The Basel Committee on Banking Supervision (BCBS) and the International Organization of Securities Commissions (IOSCO) have proposed a one-year deferral to the implementation of Phases 5 and 6 of the regulatory initial margin (IM) requirements (available here).

BCBS/IOSCO performs an advisory role and therefore confirmation of the extension by local regulators will be required. In the U.S. this would be effected by the U.S. Commodity Futures Trading Commission and in the EU by the three European Supervisory Authorities. We would expect these local regulators to follow the guidance of BCBS/IOSCO and therefore, assuming that this is the case the implementation dates will be deferred as follows:

  • Phase 5 ($/€50bn Average Aggregate Notional Amount (AANA)).
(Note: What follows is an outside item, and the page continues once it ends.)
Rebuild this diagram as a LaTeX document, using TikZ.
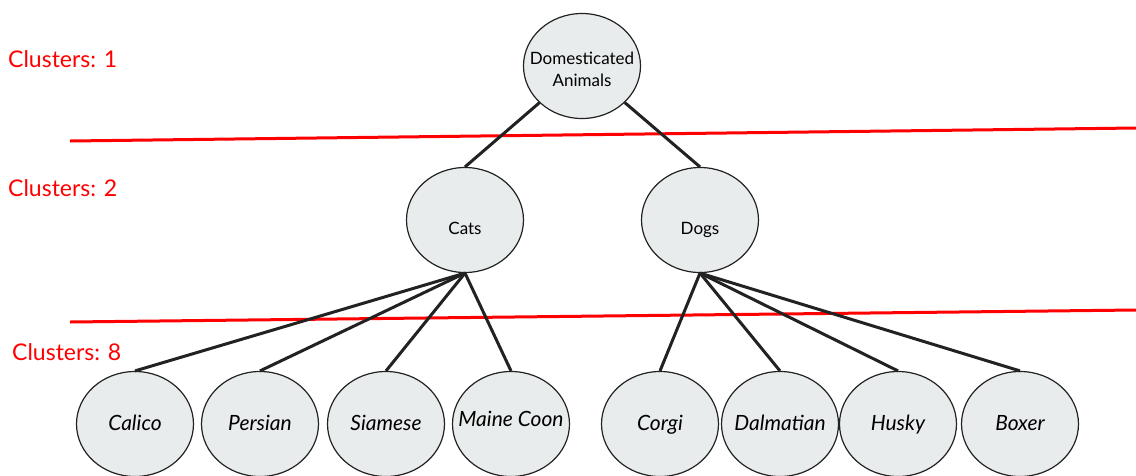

Deferral from 1 September 2020 to 1 September 2021; and
  • Phase 6 ($/€8bn AANA). Deferral from 1 September 2021 to 1 September 2022.

In justifying the need for the deferral BCBS/IOSCO noted that: "In light of the significant challenges posed by Covid-19, including the displacement of staff and the need for firms to focus resources on managing risks associated with current market volatility, the Committee and IOSCO have agreed to extend the deadline for completing the final two implementation phases of the margin requirements for non-centrally cleared derivatives, by one year. This extension will provide additional operational capacity for firms to respond to the immediate impact of Covid-19 and at the same time, facilitate covered entities to act diligently to comply with the requirements by the revised deadline."